We’re in the early days of biomarker studies, but it’s worth mentioning that we’ve already used the EPOXI mission (the combined extended mission of the Deep Impact spacecraft) to study the Earth from millions of miles away, and the Galileo spacecraft looked for our planet’s biomarkers when it made an Earth flyby back in 1990 on its way to Jupiter (Carl Sagan’s 1994 book Pale Blue Dot gives a wonderful account of just how tricky it is to take such readings, and what they can tell us). Studies like these are necessary warm-ups for future work around distant stars.

It could be said that in these cases and in Grenfell’s work, the limitation is the modeling of the exoplanet, which is explicitly based on Earth. But we start with Earth because it is obviously the world we know the most about, and the one most capable of being studied exhaustively with these methods. Learning how to look for biomarkers on our own planet will help us develop the tools we can apply to more exotic environments like that of an M-dwarf solar system. We’ll also need to distinguish between signals arising from life and those created by natural processes.

Sara Seager thinks there is at least a small chance that we’ll pull off such a detection within the next ten years using the JWST, but even if that’s an optimistic reading, the tools are falling into place to make a biomarker detection feasible within a few decades. If it does happen, then what many of us assume — that life forms readily in the universe — will begin to seem more likely. The larger question of intelligent life that can build a technological culture will presumably take much longer, unless a SETI reception suddenly answers both questions with a single paradigm-shattering signal.


Comments on this entry are closed.

  • David Cummings September 12, 2013, 10:27

    This is extremely exciting work and I share Sara Seager’s optimism about a positive detection sometime in the near future. What a day that will be, when the announcement is made that there is a high degree of confidence that we are looking at biomarkers on planet X!

  • andy September 12, 2013, 17:50

    Forget biomarkers, I’d settle for figuring out the bulk composition of GJ 1214b’s atmosphere. A cloud-free hydrogen-dominated atmosphere is ruled out, but so far it has not been possible to distinguish between cloudy hydrogen-dominated atmospheres or more metal-rich (e.g. water-rich) atmospheres.

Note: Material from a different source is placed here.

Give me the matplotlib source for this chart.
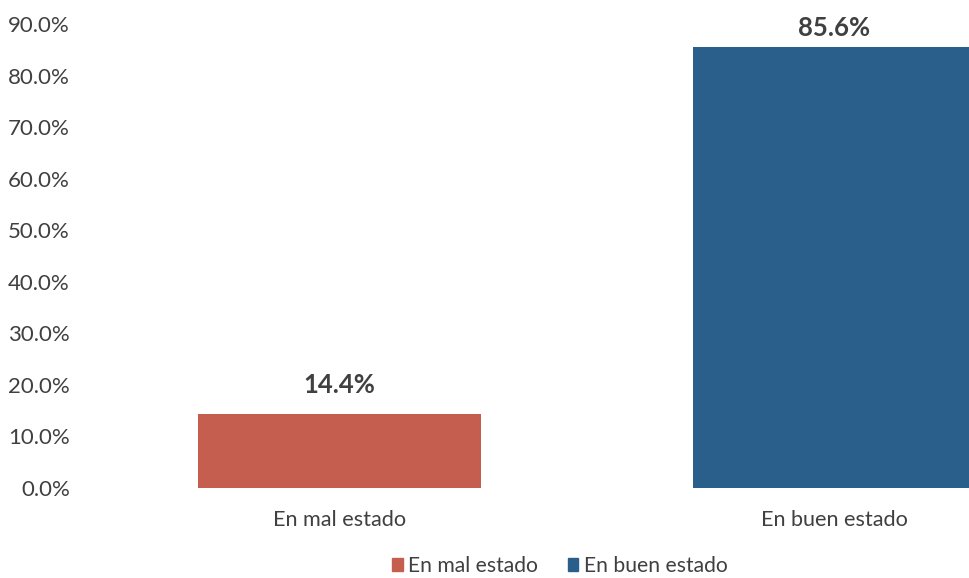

    And regarding the art: the star GJ 1214 is at roughly the same temperature as an incandescent light bulb. Close-up it would probably appear as a white light source, not the deep red orb depicted in the image. As far as I’ve been able to figure out, you have to get quite a way down into spectral type L before you end up with something cool enough that it is no longer “white hot”.

  • David Cummings September 13, 2013, 9:05

    This is off-topic for this posted article but on-topic for the blog and too timely to ignore:


    Voyager 1 is now officially in interstellar space.

  • Anthony Mugan September 14, 2013, 4:39

    I’m tempted to make a tentative prediction. The prediction is that bio markers will be found as the technology becomes available (say within 30 years) but that no SETI signal will be discovered. This is based on the assumption that if advanced ETCs exist then they are most likely many millions of years ahead and if they wanted us to detect them we would have done so by now.
    The failure of SETI over such a protracted period tends to argue for one of two interpretations. Either ETCs don’t exist, which would be surprising as we exist but is clearly a possibility, or the data alternatively suggests something like the zoo hypothesis.